Psychotic disorder featuring hallucinations

Oneirophrenia (from the Greek words "ὄνειρος" (oneiros, "dream") and "φρήν" (phrēn, "mind")) is a hallucinatory, dream-like state caused by several conditions such as prolonged sleep deprivation, sensory deprivation, or drugs (such as the oneirogens ibogaine and harmaline). Oneirophrenia is often confused with an acute case of schizophrenia due to the onset of hallucinations. The severity of this condition can range from derealization to complete hallucinations and delusions. Oneirophrenia was described for the first time in the 1950s but was studied more in the 1960s.

==History==
Oneirophrenia was studied in the 1950s by the neurologist and psychiatrist Ladislas J. Meduna (1896–1964), also known as the discoverer of one of the forms of shock therapy, using the drug metrazol. Although oneirophrenia was recognized as a specific condition in the 1950s, it was not studied in depth until the 1960s. During its beginning stages oneirophrenia was studied very closely with schizophrenia as an acute form due to the relationship between their symptoms. It wasn't until greater research that oneirophrenia became its own mental disease.

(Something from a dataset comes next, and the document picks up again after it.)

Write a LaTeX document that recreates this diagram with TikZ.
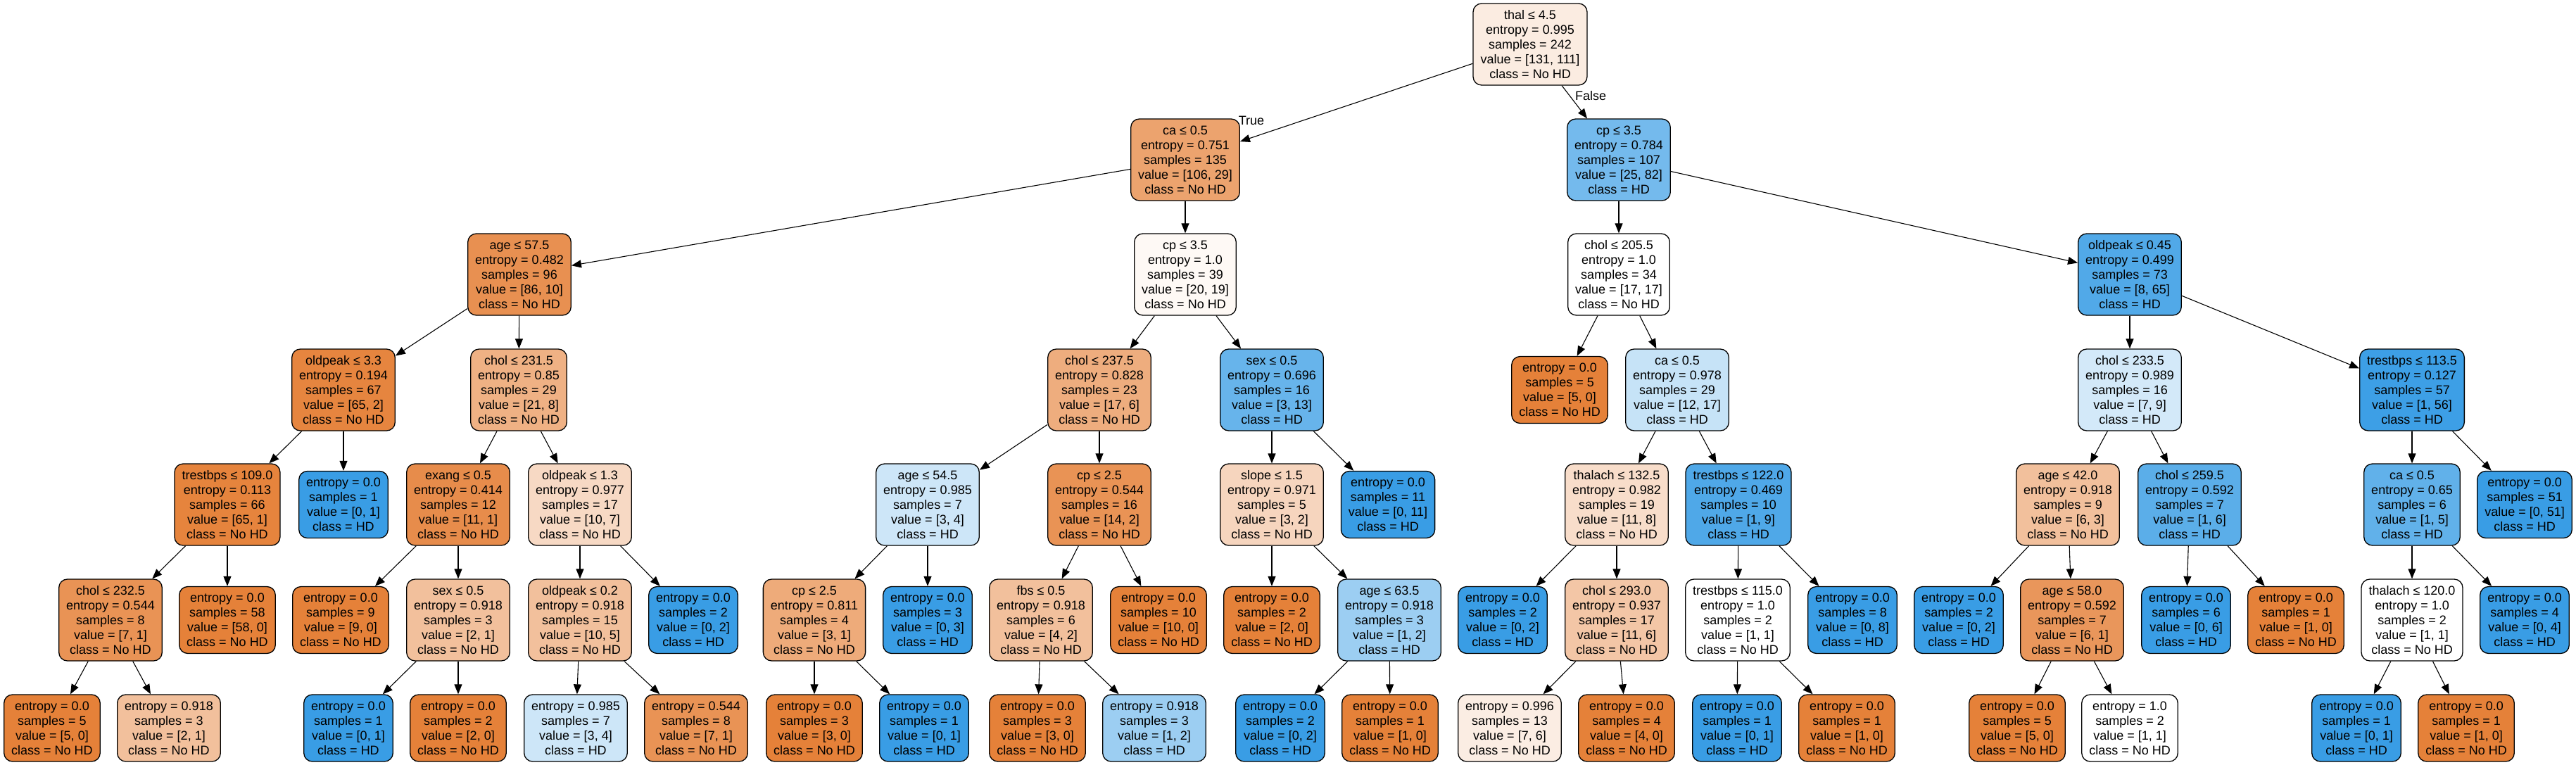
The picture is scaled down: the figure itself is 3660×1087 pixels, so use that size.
\documentclass[tikz,border=0pt]{standalone}
\usepackage{fontspec}
\setmainfont{Liberation Sans}
\usetikzlibrary{arrows.meta}
\definecolor{noHD}{HTML}{E58139}
\definecolor{HD}{HTML}{399DE5}
\tikzset{>={Triangle[length=14pt,width=11pt]}}
\tikzset{
  box/.style={draw, rounded corners=12pt, line width=1.3pt, align=center,
    inner xsep=10.5pt, inner ysep=1pt, font=\fontsize{18}{21}\selectfont},
  splitbox/.style={box, minimum height=116pt},
  leafbox/.style={box, minimum height=95pt},
  nohd/.style={fill=noHD!#1!white},
  hd/.style={fill=HD!#1!white}
}
\newcommand{\stats}[4]{entropy = #1\\samples = #2\\value = [#3]\\class = #4}

\begin{document}
\begin{tikzpicture}[x=1pt,y=-1pt]
	\useasboundingbox (0,0) rectangle (3660,1087);
	% level 0 and 1
	\node[splitbox, nohd=15] (root) at (2174,63) {thal ≤ 4.5\\\stats{0.995}{242}{131, 111}{No HD}};
	\node[splitbox, nohd=73] (ca1) at (1684,227) {ca ≤ 0.5\\\stats{0.751}{135}{106, 29}{No HD}};
	\node[splitbox, hd=70] (cp1) at (2300,227) {cp ≤ 3.5\\\stats{0.784}{107}{25, 82}{HD}};
	% level 2
	\node[splitbox, nohd=88] (age1) at (738,390) {age ≤ 57.5\\\stats{0.482}{96}{86, 10}{No HD}};
	\node[splitbox, nohd=5] (cp2) at (1684,390) {cp ≤ 3.5\\\stats{1.0}{39}{20, 19}{No HD}};
	\node[splitbox, nohd=0] (cholA) at (2300,390) {chol ≤ 205.5\\\stats{1.0}{34}{17, 17}{No HD}};
	\node[splitbox, hd=88] (old1) at (3026,390) {oldpeak ≤ 0.45\\\stats{0.499}{73}{8, 65}{HD}};
	% level 3
	\node[splitbox, nohd=97] (old2) at (488,554) {oldpeak ≤ 3.3\\\stats{0.194}{67}{65, 2}{No HD}};
	\node[splitbox, nohd=62] (chol2) at (737,554) {chol ≤ 231.5\\\stats{0.85}{29}{21, 8}{No HD}};
	\node[splitbox, nohd=65] (chol3) at (1562,554) {chol ≤ 237.5\\\stats{0.828}{23}{17, 6}{No HD}};
	\node[splitbox, hd=77] (sex1) at (1807,554) {sex ≤ 0.5\\\stats{0.696}{16}{3, 13}{HD}};
	\node[leafbox, nohd=100] (lf5a) at (2216,554) {\stats{0.0}{5}{5, 0}{No HD}};
	\node[splitbox, hd=29] (ca2) at (2383,554) {ca ≤ 0.5\\\stats{0.978}{29}{12, 17}{HD}};
	\node[splitbox, hd=22] (chol4) at (3026,554) {chol ≤ 233.5\\\stats{0.989}{16}{7, 9}{HD}};
	\node[splitbox, hd=98] (trest1) at (3427,554) {trestbps ≤ 113.5\\\stats{0.127}{57}{1, 56}{HD}};
	% level 4
	\node[splitbox, nohd=98] (trest2) at (323,717) {trestbps ≤ 109.0\\\stats{0.113}{66}{65, 1}{No HD}};
	\node[leafbox, hd=100] (lf01a) at (488,717) {\stats{0.0}{1}{0, 1}{HD}};
	\node[splitbox, nohd=91] (exang) at (651,717) {exang ≤ 0.5\\\stats{0.414}{12}{11, 1}{No HD}};
	\node[splitbox, nohd=30] (old3) at (824,717) {oldpeak ≤ 1.3\\\stats{0.977}{17}{10, 7}{No HD}};
	\node[splitbox, hd=25] (age2) at (1318,717) {age ≤ 54.5\\\stats{0.985}{7}{3, 4}{HD}};
	\node[splitbox, nohd=86] (cp3) at (1562,717) {cp ≤ 2.5\\\stats{0.544}{16}{14, 2}{No HD}};
	\node[splitbox, nohd=33] (slope) at (1807,717) {slope ≤ 1.5\\\stats{0.971}{5}{3, 2}{No HD}};
	\node[leafbox, hd=100] (lf011) at (1972,717) {\stats{0.0}{11}{0, 11}{HD}};
	\node[splitbox, nohd=27] (thal1) at (2297,717) {thalach ≤ 132.5\\\stats{0.982}{19}{11, 8}{No HD}};
	\node[splitbox, hd=89] (trest3) at (2470,717) {trestbps ≤ 122.0\\\stats{0.469}{10}{1, 9}{HD}};
	\node[splitbox, nohd=50] (age3) at (2938,717) {age ≤ 42.0\\\stats{0.918}{9}{6, 3}{No HD}};
	\node[splitbox, hd=83] (chol5) at (3111,717) {chol ≤ 259.5\\\stats{0.592}{7}{1, 6}{HD}};
	\node[splitbox, hd=80] (ca3) at (3427,717) {ca ≤ 0.5\\\stats{0.65}{6}{1, 5}{HD}};
	\node[leafbox, hd=100] (lf051) at (3587,717) {\stats{0.0}{51}{0, 51}{HD}};
	% level 5
	\node[splitbox, nohd=86] (chol6) at (157,881) {chol ≤ 232.5\\\stats{0.544}{8}{7, 1}{No HD}};
	\node[leafbox, nohd=100] (lf580) at (323,881) {\stats{0.0}{58}{58, 0}{No HD}};
	\node[leafbox, nohd=100] (lf90) at (484,881) {\stats{0.0}{9}{9, 0}{No HD}};
	\node[splitbox, nohd=50] (sex2) at (651,881) {sex ≤ 0.5\\\stats{0.918}{3}{2, 1}{No HD}};
	\node[splitbox, nohd=50] (old4) at (824,881) {oldpeak ≤ 0.2\\\stats{0.918}{15}{10, 5}{No HD}};
	\node[leafbox, hd=100] (lf02a) at (985,881) {\stats{0.0}{2}{0, 2}{HD}};
	\node[splitbox, nohd=67] (cp4) at (1157,881) {cp ≤ 2.5\\\stats{0.811}{4}{3, 1}{No HD}};
	\node[leafbox, hd=100] (lf03) at (1318,881) {\stats{0.0}{3}{0, 3}{HD}};
	\node[splitbox, nohd=50] (fbs) at (1479,881) {fbs ≤ 0.5\\\stats{0.918}{6}{4, 2}{No HD}};
	\node[leafbox, nohd=100] (lf100) at (1646,881) {\stats{0.0}{10}{10, 0}{No HD}};
	\node[leafbox, nohd=100] (lf20a) at (1807,881) {\stats{0.0}{2}{2, 0}{No HD}};
	\node[splitbox, hd=50] (age4) at (1974,881) {age ≤ 63.5\\\stats{0.918}{3}{1, 2}{HD}};
	\node[leafbox, hd=100] (lf02b) at (2135,881) {\stats{0.0}{2}{0, 2}{HD}};
	\node[splitbox, nohd=45] (chol7) at (2297,881) {chol ≤ 293.0\\\stats{0.937}{17}{11, 6}{No HD}};
	\node[splitbox, nohd=0] (trest4) at (2469,881) {trestbps ≤ 115.0\\\stats{1.0}{2}{1, 1}{No HD}};
	\node[leafbox, hd=100] (lf08) at (2632,881) {\stats{0.0}{8}{0, 8}{HD}};
	\node[leafbox, hd=100] (lf02c) at (2783,881) {\stats{0.0}{2}{0, 2}{HD}};
	\node[splitbox, nohd=83] (age5) at (2944,881) {age ≤ 58.0\\\stats{0.592}{7}{6, 1}{No HD}};
	\node[leafbox, hd=100] (lf06) at (3106,881) {\stats{0.0}{6}{0, 6}{HD}};
	\node[leafbox, nohd=100] (lf10a) at (3262,881) {\stats{0.0}{1}{1, 0}{No HD}};
	\node[splitbox, nohd=0] (thal2) at (3427,881) {thalach ≤ 120.0\\\stats{1.0}{2}{1, 1}{No HD}};
	\node[leafbox, hd=100] (lf04) at (3587,881) {\stats{0.0}{4}{0, 4}{HD}};
	% level 6
	\node[leafbox, nohd=100] (lf50a) at (74,1034.5) {\stats{0.0}{5}{5, 0}{No HD}};
	\node[leafbox, nohd=50] (lf21) at (240,1034.5) {\stats{0.918}{3}{2, 1}{No HD}};
	\node[leafbox, hd=100] (lf01b) at (495,1034.5) {\stats{0.0}{1}{0, 1}{HD}};
	\node[leafbox, nohd=100] (lf20b) at (651,1034.5) {\stats{0.0}{2}{2, 0}{No HD}};
	\node[leafbox, hd=25] (lf34) at (818,1034.5) {\stats{0.985}{7}{3, 4}{HD}};
	\node[leafbox, nohd=86] (lf71) at (989,1034.5) {\stats{0.544}{8}{7, 1}{No HD}};
	\node[leafbox, nohd=100] (lf30a) at (1157,1034.5) {\stats{0.0}{3}{3, 0}{No HD}};
	\node[leafbox, hd=100] (lf01c) at (1313,1034.5) {\stats{0.0}{1}{0, 1}{HD}};
	\node[leafbox, nohd=100] (lf30b) at (1474,1034.5) {\stats{0.0}{3}{3, 0}{No HD}};
	\node[leafbox, hd=50] (lf12) at (1640,1034.5) {\stats{0.918}{3}{1, 2}{HD}};
	\node[leafbox, hd=100] (lf02d) at (1819,1034.5) {\stats{0.0}{2}{0, 2}{HD}};
	\node[leafbox, nohd=100] (lf10b) at (1975,1034.5) {\stats{0.0}{1}{1, 0}{No HD}};
	\node[leafbox, nohd=14] (lf76) at (2145,1034.5) {\stats{0.996}{13}{7, 6}{No HD}};
	\node[leafbox, nohd=100] (lf40) at (2311,1034.5) {\stats{0.0}{4}{4, 0}{No HD}};
	\node[leafbox, hd=100] (lf01d) at (2468,1034.5) {\stats{0.0}{1}{0, 1}{HD}};
	\node[leafbox, nohd=100] (lf10c) at (2624,1034.5) {\stats{0.0}{1}{1, 0}{No HD}};
	\node[leafbox, nohd=100] (lf50b) at (2866,1034.5) {\stats{0.0}{5}{5, 0}{No HD}};
	\node[leafbox, nohd=0] (lf11) at (3026,1034.5) {\stats{1.0}{2}{1, 1}{No HD}};
	\node[leafbox, hd=100] (lf01e) at (3348,1034.5) {\stats{0.0}{1}{0, 1}{HD}};
	\node[leafbox, nohd=100] (lf10d) at (3504,1034.5) {\stats{0.0}{1}{1, 0}{No HD}};
	% branches
	\foreach \a/\b in {root/ca1, root/cp1, ca1/age1, ca1/cp2, cp1/cholA, cp1/old1,
		age1/old2, age1/chol2, cp2/chol3, cp2/sex1, cholA/lf5a, cholA/ca2,
		old1/chol4, old1/trest1, old2/trest2, old2/lf01a, chol2/exang, chol2/old3,
		chol3/age2, chol3/cp3, sex1/slope, sex1/lf011, ca2/thal1, ca2/trest3,
		chol4/age3, chol4/chol5, trest1/ca3, trest1/lf051, trest2/chol6, trest2/lf580,
		exang/lf90, exang/sex2, old3/old4, old3/lf02a, age2/cp4, age2/lf03,
		cp3/fbs, cp3/lf100, slope/lf20a, slope/age4, thal1/lf02b, thal1/chol7,
		trest3/trest4, trest3/lf08, age3/lf02c, age3/age5, chol5/lf06, chol5/lf10a,
		ca3/thal2, ca3/lf04, chol6/lf50a, chol6/lf21, sex2/lf01b, sex2/lf20b,
		old4/lf34, old4/lf71, cp4/lf30a, cp4/lf01c, fbs/lf30b, fbs/lf12,
		age4/lf02d, age4/lf10b, chol7/lf76, chol7/lf40, trest4/lf01d, trest4/lf10c,
		age5/lf50b, age5/lf11, thal2/lf01e, thal2/lf10d}
	\draw [->, line width=1.1pt] (\a) -- (\b);
	\node[font=\fontsize{18}{21}\selectfont] (truelbl) at (1778,171) {True};
	\node[font=\fontsize{18}{21}\selectfont] (falselbl) at (2260,136) {False};
\end{tikzpicture}
\end{document}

Meduna (1950) identified apperception disturbance as a core symptom of oneirophrenia, with primary impacts on sensory modalities: vision, proprioception and interoception (including body image), hearing, smell, and difficulty with central vision (e.g., foggy or hazy vision). Patients often experience a sense of unreality, which they struggle to accept for an extended period. Their reactions to the disorder are influenced by their pre-existing personality, typically beginning with fear and confusion. Oneirophrenia is characterized by "exogenous hallucinations," similar to those seen in delirium or states induced by psychoactive substances, as opposed to the "endogenous hallucinations" associated with schizophrenia. He proposed that "oneirophrenia, a primary illusionary psychosis, is the clinical result of a disturbance of the carbohydrate metabolism of the brain."

==Symptoms==
Oneirophrenia is often described as a dream-like state that can lead to hallucinations and confusion. Feelings and emotions are often disturbed but information from the senses is left intact separating it from true schizophrenia.

==Causes==
Oneirophrenia can result from long periods of sleep deprivation or extreme sensory deprivation. The hallucinations in oneirophrenia are increased or derive under decreased sensory input. Psychoanalysts, such as Claudio Naranjo, in the sixties have described the value of ibogaine-induced oneirophrenia for inducing and manipulating free fantasy and dream-like associations in patients under treatment.

==Diagnosis==
===Differential diagnosis===

Oneirophrenia and schizophrenia are often confused although there are distinct differences between the conditions. Oneirophrenia has some of the characteristics of schizophrenia, such as a confusional state and clouding of consciousness, but without presenting the dissociative symptoms which are typical of that disorder. Oneiophrenia often begins with the inability to focus on things while schizophrenia frequently starts with a traumatic event. Persons affected by oneirophrenia have a feeling of dream-like derealization which, in its extreme form, may progress to delusions and hallucinations. Therefore, it is considered a schizophrenia-like acute form of psychosis which remits in about 60% of cases within a period of two years. It is estimated that 50% or more of schizophrenic patients present oneirophrenia at least once.

==Treatments==
Oneirophrenic patients are resistant to insulin and when injected with glucose, these patients take 30 to 50% longer to return to normal glycemia. The meaning of this finding is not known, but it has been hypothesized that it may be due to an insulin antagonist present in the blood during psychosis. However, there is currently no known treatment for oneirophrenia.